Título: Duelo na tribuna
Autor: Tranches, Renata
Fonte: Correio Braziliense, 24/09/2011, Mundo, p. 26

A ONU aplaude de pé o presidente palestino, que discursou em defesa do Estado independente. O premiê israelense chamou o adversário ao diálogo, que pode ser destravado por uma iniciativa diplomática

Com um discurso histórico e emotivo na Assembleia Geral das Nações Unidas, em Nova York, e sob aplausos entusiasmados da audiência, o presidente da Autoridade Palestina, Mahmud Abbas, defendeu o ingresso imediato do Estado palestino como o 194º membro da ONU. O pedido formal tinha sido entregue momentos antes ao secretário-geral da organização, Ban Ki-moon. E a reação israelense foi rápida: 40 minutos depois, da mesma tribuna, o primeiro-ministro Benjamin Netanyahu rebateu o antecessor e apontou a rejeição dos palestinos em "reconhecer o Estado judeu" como principal empecilho para a solução do conflito. Os líderes convidaram um ao outro para o diálogo, mas suas falas deixaram evidente a distância entre as partes.

Ao fim do dia, porém, a rápida decisão da ONU de enviar a demanda ao Conselho de Segurança e o anúncio de um novo plano do Quarteto para o Oriente Médio (Estados Unidos, Rússia, União Europeia e ONU) despontaram como esperança de que israelenses e palestinos estejam se aproximando ao menos de uma nova rodada de negociações.

Assim que entrou no plenário, Abbas foi longamente aplaudido, de pé, pela maioria dos participantes, entre eles chefes de Estado e governo. Seu discurso durou 41 minutos. Na delegação norte-americana e na israelense, as expressões eram impassíveis. Abbas falou em árabe, e multidões de palestinos eufóricos acompanhavam o pronunciamento em telões, nas principais cidades da Cisjordânia.
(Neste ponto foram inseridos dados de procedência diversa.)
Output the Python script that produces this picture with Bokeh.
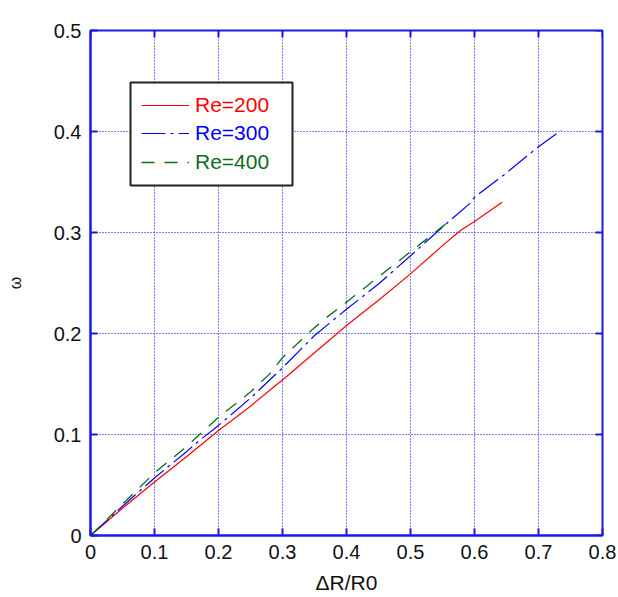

Com uma cópia do pedido nas mãos, Abbas reivindicou um Estado com as fronteiras de 4 de junho de 1967 ¿ compreendendo a Cisjordânia, Gaza e Jerusalém Oriental. "Acreditamos que todos os países nos apoiam e estendemos nossa mão a Israel para negociar", disse Abba.

Netanyahu teve uma recepção discreta, partindo principalmente de própria delegação e da representação dos EUA. Algumas outras, como a da Síria, não estavam presentes. Em inglês, ele falou quatro minutos menos que Abbas. Preferiu justificar as necessidades de segurança de seu país e culpar os palestinos por não reconhecerem Israel como Estado judeu. "Não estou aqui pelos aplausos, mas para dizer a verdade", disse, para adiante dirigir-se aos palestinos. "Reconheçam o Estado judeu e façam a paz conosco", disse Netanyahu, rebatendo a afirmação da AP segundo a qual o motivo central do conflito é a colonização judaica nos territórios palestinos.

Netanyahu propôs que as conversações diretas com Abbas, congeladas há quase um ano, fossem restabelecidas ali mesmo, no prédio da ONU. Na opinião do embaixador Marcos de Azambuja, ex-secretário-geral do Itamaraty e vice-presidente do Centro Brasileiro de Relações Internacionais (Cebri), foram dois discursos competentes, em termos de retórica diplomática. "Mas, na briga por corações e mentes, foi o palestino quem tocou a alma da ONU", avalia Azambuja. Diagnóstico semelhante foi feito pelo ministro das Relações Exteriores, Antonio Patriota, falando mais tarde à imprensa brasileira em Nova York. "A reação da Assembleia Geral fala por si", afirmou o chanceler.

O presidente do Conselho de Segurança neste mês, o embaixador do Líbano, Nawaf Salam, informou que o organismo se reunirá na próxima segunda-feira para iniciar as consultas sobre o pedido palestino. O documento apresentado pelo Quarteto pede a israelenses e palestinos que "apresentem propostas completas dentro de três meses sobre a segurança e o território" e "façam progressos substanciais no prazo de seis meses". A ideia, segundo o grupo, é obter um acordo final "antes do fim de 2012". O negociador palestino Saeb Erekat disse que sua parte aceita o plano, e apelou para que Israel também o faça. Patriota se disse entusiasmado com a resolução. "Há perspectivas alentadoras."